* begin Information shown *

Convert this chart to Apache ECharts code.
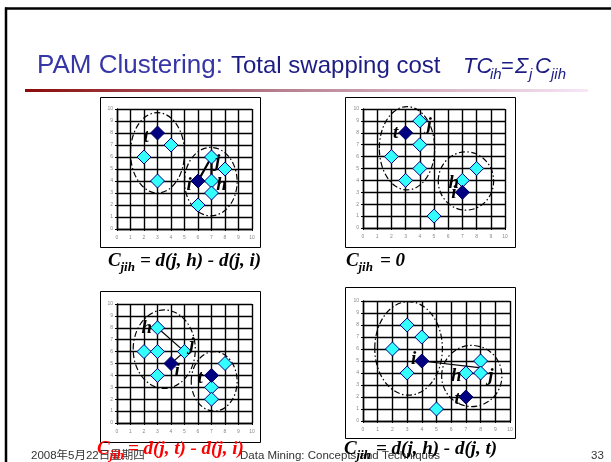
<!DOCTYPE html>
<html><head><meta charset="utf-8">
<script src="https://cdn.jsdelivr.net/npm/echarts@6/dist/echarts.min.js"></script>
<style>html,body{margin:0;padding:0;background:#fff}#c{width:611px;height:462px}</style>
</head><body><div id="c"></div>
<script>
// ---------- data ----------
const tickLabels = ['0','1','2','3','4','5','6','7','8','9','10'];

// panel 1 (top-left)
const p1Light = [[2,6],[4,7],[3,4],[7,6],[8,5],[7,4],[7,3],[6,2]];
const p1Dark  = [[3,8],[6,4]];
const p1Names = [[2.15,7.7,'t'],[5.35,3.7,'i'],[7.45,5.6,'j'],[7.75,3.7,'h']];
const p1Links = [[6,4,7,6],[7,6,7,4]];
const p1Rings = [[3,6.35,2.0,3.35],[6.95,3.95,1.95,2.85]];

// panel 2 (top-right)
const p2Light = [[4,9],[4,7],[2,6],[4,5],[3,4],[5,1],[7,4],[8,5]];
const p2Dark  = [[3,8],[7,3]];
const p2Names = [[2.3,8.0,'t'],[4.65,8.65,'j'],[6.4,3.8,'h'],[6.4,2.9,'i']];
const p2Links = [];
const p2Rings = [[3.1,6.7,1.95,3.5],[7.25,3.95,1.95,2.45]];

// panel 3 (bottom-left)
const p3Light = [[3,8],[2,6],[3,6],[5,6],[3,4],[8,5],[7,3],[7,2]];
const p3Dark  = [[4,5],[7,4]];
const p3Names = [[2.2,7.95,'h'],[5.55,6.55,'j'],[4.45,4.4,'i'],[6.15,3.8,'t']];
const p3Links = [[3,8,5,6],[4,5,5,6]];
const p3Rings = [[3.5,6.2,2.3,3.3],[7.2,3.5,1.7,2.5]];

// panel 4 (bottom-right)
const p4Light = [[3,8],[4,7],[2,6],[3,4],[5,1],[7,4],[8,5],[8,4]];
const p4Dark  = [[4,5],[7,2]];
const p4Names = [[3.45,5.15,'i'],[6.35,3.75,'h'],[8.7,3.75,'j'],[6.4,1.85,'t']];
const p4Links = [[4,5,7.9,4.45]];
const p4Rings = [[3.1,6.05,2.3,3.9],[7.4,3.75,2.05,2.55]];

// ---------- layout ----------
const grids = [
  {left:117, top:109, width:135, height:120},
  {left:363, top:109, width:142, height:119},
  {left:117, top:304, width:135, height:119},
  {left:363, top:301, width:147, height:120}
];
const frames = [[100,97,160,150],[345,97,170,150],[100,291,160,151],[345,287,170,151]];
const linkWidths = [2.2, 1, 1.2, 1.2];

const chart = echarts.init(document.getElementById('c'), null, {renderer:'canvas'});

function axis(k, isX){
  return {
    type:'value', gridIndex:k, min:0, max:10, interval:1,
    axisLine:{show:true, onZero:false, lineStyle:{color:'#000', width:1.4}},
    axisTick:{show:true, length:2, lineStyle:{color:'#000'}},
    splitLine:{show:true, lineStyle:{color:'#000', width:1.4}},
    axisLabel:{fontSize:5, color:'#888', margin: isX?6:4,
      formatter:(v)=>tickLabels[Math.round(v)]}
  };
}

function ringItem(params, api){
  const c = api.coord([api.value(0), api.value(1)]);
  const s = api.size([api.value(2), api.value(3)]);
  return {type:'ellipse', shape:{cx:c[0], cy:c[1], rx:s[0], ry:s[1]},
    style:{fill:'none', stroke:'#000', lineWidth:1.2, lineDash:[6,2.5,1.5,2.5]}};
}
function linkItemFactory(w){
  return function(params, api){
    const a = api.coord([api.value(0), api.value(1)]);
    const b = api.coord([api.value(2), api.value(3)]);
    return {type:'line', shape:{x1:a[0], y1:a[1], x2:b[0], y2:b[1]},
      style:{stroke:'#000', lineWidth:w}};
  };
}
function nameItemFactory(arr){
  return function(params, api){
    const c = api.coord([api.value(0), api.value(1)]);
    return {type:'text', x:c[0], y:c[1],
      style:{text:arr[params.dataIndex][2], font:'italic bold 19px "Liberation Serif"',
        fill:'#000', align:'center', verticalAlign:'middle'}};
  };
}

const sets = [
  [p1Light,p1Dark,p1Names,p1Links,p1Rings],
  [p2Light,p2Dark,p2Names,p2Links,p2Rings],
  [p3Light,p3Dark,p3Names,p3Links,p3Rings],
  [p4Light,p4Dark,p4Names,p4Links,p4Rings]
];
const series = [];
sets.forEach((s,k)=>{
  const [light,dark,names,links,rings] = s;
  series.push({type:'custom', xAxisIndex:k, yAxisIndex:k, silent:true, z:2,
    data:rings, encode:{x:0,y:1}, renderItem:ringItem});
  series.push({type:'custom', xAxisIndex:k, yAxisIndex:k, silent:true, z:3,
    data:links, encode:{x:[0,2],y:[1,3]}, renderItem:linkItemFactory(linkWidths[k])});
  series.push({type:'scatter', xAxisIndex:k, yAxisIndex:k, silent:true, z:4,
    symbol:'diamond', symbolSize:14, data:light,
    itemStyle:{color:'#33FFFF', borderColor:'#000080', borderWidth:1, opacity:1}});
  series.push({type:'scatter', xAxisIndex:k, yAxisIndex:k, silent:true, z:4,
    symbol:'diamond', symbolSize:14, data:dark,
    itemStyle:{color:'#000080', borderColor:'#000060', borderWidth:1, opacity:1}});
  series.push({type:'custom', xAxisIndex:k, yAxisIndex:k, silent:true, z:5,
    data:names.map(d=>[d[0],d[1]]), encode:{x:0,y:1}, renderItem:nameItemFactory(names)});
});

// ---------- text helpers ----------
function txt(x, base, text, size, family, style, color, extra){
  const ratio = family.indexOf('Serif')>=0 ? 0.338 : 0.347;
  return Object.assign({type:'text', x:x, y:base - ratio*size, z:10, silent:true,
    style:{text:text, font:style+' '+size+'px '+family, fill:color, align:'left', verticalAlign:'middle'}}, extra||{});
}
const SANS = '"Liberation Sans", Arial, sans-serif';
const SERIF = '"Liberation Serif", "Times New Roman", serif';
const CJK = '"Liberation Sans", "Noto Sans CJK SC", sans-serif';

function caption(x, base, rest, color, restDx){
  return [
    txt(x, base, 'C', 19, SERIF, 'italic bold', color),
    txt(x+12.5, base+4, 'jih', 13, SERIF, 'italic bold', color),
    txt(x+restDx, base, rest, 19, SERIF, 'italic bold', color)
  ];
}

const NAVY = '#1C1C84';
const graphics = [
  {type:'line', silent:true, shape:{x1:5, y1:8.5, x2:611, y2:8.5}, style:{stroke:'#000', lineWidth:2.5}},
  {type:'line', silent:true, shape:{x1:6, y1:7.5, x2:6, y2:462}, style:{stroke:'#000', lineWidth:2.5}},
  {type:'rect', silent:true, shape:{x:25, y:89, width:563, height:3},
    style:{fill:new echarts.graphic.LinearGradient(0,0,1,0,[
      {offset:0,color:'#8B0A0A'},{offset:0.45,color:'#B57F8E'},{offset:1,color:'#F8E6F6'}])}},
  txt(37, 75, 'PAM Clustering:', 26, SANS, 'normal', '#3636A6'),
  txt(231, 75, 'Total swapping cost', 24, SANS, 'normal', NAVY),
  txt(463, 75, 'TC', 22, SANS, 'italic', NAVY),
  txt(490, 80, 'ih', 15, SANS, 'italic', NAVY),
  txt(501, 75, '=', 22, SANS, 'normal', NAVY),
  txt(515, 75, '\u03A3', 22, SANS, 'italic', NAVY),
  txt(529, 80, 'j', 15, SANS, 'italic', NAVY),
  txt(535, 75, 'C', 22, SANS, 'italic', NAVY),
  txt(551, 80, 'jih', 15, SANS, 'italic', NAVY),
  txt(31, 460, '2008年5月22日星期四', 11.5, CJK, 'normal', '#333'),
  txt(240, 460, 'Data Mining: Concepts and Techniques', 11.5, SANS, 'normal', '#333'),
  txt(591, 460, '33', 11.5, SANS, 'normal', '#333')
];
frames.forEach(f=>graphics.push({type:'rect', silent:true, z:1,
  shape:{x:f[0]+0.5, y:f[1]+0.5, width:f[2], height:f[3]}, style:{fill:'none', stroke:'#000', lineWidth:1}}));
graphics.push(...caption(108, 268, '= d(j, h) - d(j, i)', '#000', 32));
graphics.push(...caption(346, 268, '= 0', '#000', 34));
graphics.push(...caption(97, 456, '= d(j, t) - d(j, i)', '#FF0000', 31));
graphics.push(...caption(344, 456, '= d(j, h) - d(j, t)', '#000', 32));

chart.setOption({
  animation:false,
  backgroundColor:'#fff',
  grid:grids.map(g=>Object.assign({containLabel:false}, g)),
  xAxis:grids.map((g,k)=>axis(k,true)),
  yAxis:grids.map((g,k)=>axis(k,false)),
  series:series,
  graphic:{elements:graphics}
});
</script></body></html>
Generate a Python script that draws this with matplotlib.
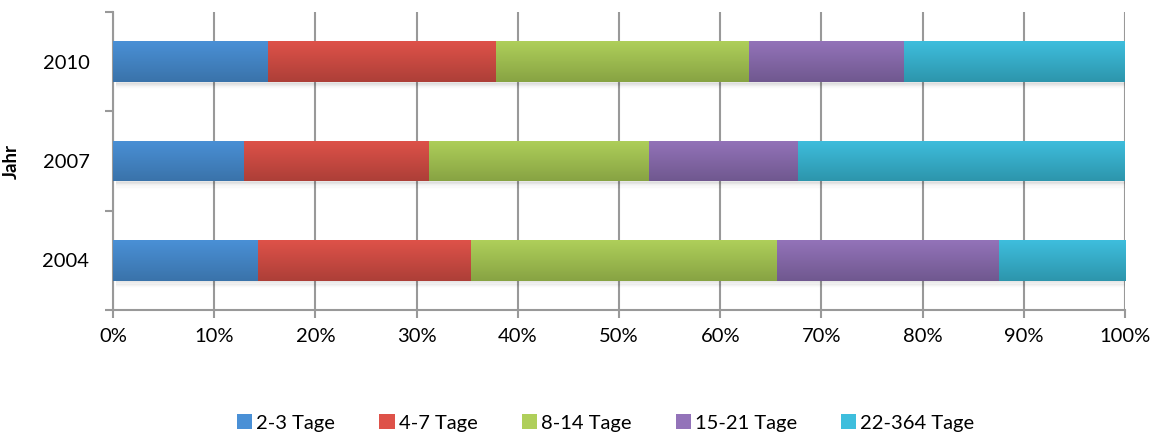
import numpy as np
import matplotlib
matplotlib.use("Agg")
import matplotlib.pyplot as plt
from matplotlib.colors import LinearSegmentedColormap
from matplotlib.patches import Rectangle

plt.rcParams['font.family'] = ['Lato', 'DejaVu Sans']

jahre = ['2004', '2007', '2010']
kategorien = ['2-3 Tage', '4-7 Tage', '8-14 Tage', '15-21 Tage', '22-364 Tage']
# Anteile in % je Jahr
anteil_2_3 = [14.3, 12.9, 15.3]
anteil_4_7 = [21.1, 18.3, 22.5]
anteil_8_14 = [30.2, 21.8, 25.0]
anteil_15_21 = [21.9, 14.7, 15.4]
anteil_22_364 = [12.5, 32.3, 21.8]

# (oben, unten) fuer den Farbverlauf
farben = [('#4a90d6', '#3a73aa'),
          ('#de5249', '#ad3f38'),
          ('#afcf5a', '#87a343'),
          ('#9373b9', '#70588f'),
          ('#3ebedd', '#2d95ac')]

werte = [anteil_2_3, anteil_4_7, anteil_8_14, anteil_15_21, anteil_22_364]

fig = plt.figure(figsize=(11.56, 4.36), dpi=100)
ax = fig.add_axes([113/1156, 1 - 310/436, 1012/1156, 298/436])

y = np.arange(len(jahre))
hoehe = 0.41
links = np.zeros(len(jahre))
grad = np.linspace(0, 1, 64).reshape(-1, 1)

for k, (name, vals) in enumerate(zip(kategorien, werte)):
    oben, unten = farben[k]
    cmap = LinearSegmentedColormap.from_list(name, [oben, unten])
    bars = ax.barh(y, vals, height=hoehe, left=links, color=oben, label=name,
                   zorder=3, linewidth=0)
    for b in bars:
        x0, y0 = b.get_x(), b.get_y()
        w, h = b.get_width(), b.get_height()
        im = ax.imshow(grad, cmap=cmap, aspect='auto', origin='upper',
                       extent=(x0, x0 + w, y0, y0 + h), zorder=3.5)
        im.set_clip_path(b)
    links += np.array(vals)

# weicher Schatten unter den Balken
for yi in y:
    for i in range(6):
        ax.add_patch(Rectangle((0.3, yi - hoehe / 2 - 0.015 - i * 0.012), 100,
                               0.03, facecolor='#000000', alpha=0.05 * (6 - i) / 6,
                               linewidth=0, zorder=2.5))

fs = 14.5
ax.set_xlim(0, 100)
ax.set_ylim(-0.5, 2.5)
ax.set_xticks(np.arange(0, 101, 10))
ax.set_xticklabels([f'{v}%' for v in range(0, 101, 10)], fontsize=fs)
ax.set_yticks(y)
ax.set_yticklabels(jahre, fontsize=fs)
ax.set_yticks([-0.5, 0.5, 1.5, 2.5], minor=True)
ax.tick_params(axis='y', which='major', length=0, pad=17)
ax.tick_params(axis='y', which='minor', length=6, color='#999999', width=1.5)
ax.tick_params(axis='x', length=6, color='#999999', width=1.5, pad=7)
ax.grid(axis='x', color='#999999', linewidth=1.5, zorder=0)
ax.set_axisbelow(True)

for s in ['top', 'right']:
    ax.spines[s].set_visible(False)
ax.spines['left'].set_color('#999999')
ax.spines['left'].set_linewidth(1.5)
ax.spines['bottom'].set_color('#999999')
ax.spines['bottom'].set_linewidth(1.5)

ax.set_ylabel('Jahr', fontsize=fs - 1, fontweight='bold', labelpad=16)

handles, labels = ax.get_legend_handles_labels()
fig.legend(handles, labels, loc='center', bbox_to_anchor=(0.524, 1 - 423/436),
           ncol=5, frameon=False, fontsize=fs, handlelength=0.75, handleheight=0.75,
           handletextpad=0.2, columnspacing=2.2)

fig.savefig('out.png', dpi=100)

* end Information shown *

**Aim**
Show every line where the string "script" appears.

**Exercise answer**
<script src="https://cdn.jsdelivr.net/npm/echarts@6/dist/echarts.min.js"></script>
<script>
</script></body></html>
Generate a Python script that draws this with matplotlib.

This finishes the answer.